Moore brought ten minutes of the film (!) to show, although they weren't consecutive. We see Ralph (voiced by John C. Reilly) narrating the opening of the movie, explaining who his character is, what game he's from, and there's a quick montage that brings us from the 1980s to the present day. You also see the squalor that Ralph lives in (a pile of trash in the dump) vs. the luxurious home of Fix-It Felix Jr., filled with medals from his game playing years. There were also quick scenes showing Ralph and his support group of other bad guys, where they recite the bad guy affirmation, "We're bad, and that's good," and a scene where Ralph meets Penelope (Sarah Silverman), a "glitch" in the system who "Discovers that her glitch is her greatest asset," said Silverman. "And you've got a great asset," quipped Reilly. The movie looks like fun. Kids will love the animation and adults will appreciate the nostalgia, but I wish there were more 8-bit graphics in it.


The Lone Ranger

As a surprise at the end of the panel, Disney showed us a few minutes of footage from Gore Verbinski's The Lone Ranger, which looks action-packed and impressive, and you would expect from Verbinski. But this point, I'm wondering why the film just isn't called Tonto, because most of the shots in the footage were of Johnny Depp as Tonto, without any dialogue from either him or Armie Hammer's Lone Ranger. Then the logo came up on screen, complete with Tonto's eyes as part of the logo. Just embrace it, Disney! TONTO! TONTO 2! TONTO: EVEN TONTONIER, and well… you get it.



From the Moderator

From moderator Chris Hardwick at the start of the panel: "Don't take the footage and upload it to Usenet or whatever you kids do these days."

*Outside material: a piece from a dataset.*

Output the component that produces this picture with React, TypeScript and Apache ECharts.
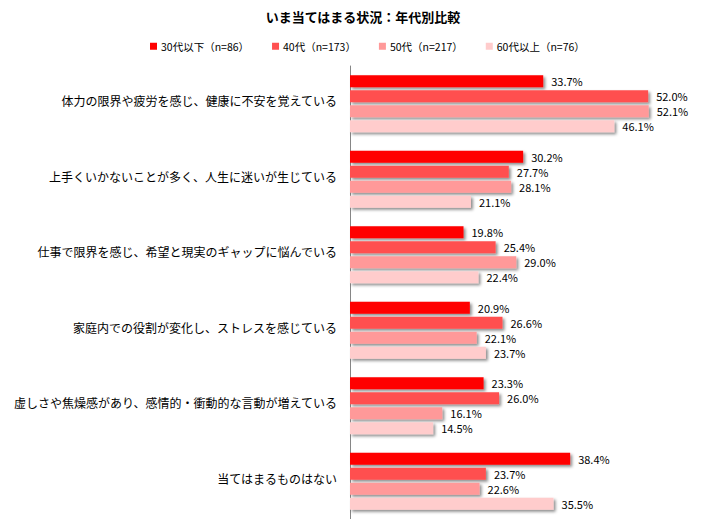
import React, { useEffect, useRef } from "react";
import * as echarts from "echarts";

const categories = [
  "体力の限界や疲労を感じ、健康に不安を覚えている",
  "上手くいかないことが多く、人生に迷いが生じている",
  "仕事で限界を感じ、希望と現実のギャップに悩んでいる",
  "家庭内での役割が変化し、ストレスを感じている",
  "虚しさや焦燥感があり、感情的・衝動的な言動が増えている",
  "当てはまるものはない",
];

const seriesNames = ["30代以下（n=86）", "40代（n=173）", "50代（n=217）", "60代以上（n=76）"];

const age30 = [33.7, 30.2, 19.8, 20.9, 23.3, 38.4];
const age40 = [52.0, 27.7, 25.4, 26.6, 26.0, 23.7];
const age50 = [52.1, 28.1, 29.0, 22.1, 16.1, 22.6];
const age60 = [46.1, 21.1, 22.4, 23.7, 14.5, 35.5];

const colors = ["#FF0000", "#FF5050", "#FF9999", "#FFCCCC"];

const FONT = '"Noto Sans CJK JP", "Noto Sans", sans-serif';

export default function App() {
  const ref = useRef<HTMLDivElement>(null);

  useEffect(() => {
    if (!ref.current) return;
    const chart = echarts.init(ref.current, undefined, { renderer: "svg" });
    const values = [age30, age40, age50, age60];
    chart.setOption({
      animation: false,
      textStyle: { fontFamily: FONT },
      title: {
        text: "いま当てはまる状況：年代別比較",
        left: 358,
        textAlign: "center",
        top: 5,
        textStyle: { fontSize: 13, fontWeight: "bold", color: "#000", fontFamily: FONT },
      },
      legend: {
        top: 36,
        left: 145,
        itemWidth: 7,
        itemHeight: 7,
        itemGap: 23,
        icon: "rect",
        textStyle: { fontSize: 10.5, color: "#000", fontFamily: FONT, padding: [0, 0, 0, -1] },
        data: seriesNames,
      },
      grid: { left: 350, right: 8, top: 66, bottom: 8 },
      xAxis: {
        type: "value",
        min: 0,
        max: 60,
        show: false,
      },
      yAxis: {
        type: "category",
        inverse: true,
        data: categories,
        axisLine: { show: true, lineStyle: { color: "#868686", width: 1 } },
        axisTick: { show: false },
        axisLabel: {
          fontSize: 12,
          color: "#000",
          margin: 13,
          fontFamily: FONT,
          verticalAlign: "bottom",
          lineHeight: 6,
        },
      },
      series: seriesNames.map((name, i) => ({
        name,
        type: "bar",
        data: values[i],
        barGap: "25%",
        barCategoryGap: "24.5%",
        itemStyle: {
          color: colors[i],
          shadowColor: "rgba(0,0,0,0.45)",
          shadowBlur: 3,
          shadowOffsetX: 2,
          shadowOffsetY: 2,
        },
        label: {
          show: true,
          position: "right",
          distance: 8,
          fontSize: 11,
          color: "#000",
          fontFamily: FONT,
          formatter: (p: any) => p.value.toFixed(1) + "%",
        },
      })),
    });
    return () => chart.dispose();
  }, []);

  return <div ref={ref} style={{ width: 702, height: 527, margin: -8 }} />;
}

Hardwick asked Tim Burton what shaped his dark and comic sensibilities, to which Burton replied "Uh, growing up in Burbank, I guess?"

When asked what it was like working with Colleen Atwood, Burton said "She's a bitch. No, I'm just kidding. She's great."

During the Q&A a fan asked Tim Burton what it was like to work on a project that he had started so long ago, and then she burst out into tears. "When I think about it, I start to cry myself. I think with every movie, I burst out into tears. For all sorts of different reasons."


Wreck it Ralph

When Rich Moore said he brought ten minutes, Chris Hardwick said "Whoa, did you bring the whole movie?" Rich Moore: "Well, it's 11 minutes long. So we cut it off right before the end. It'll be on before a Pixar movie." (Not really, folks. This is a theatrical film, rest assured).

When one of the Q&A people from the audience stepped up to the microphone wearing a Spider-Man hoodie, Reilly said "I was hoping for a Wreck-It-Ralph costume before the end of this… but I'll take a Spider-Man hoodie."

When asked whether he preferred working in animation or live-action, Reilly said "I prefer being employed."

When asked how hard it was to get the video game licenses, Reilly said "Just imagine you're the Frogger guy sitting at home. It's not that popular anymore. A phone call comes in from Rich Moore, 'We're making a multi-million dollar movie….' I think it's a pretty easy question to answer."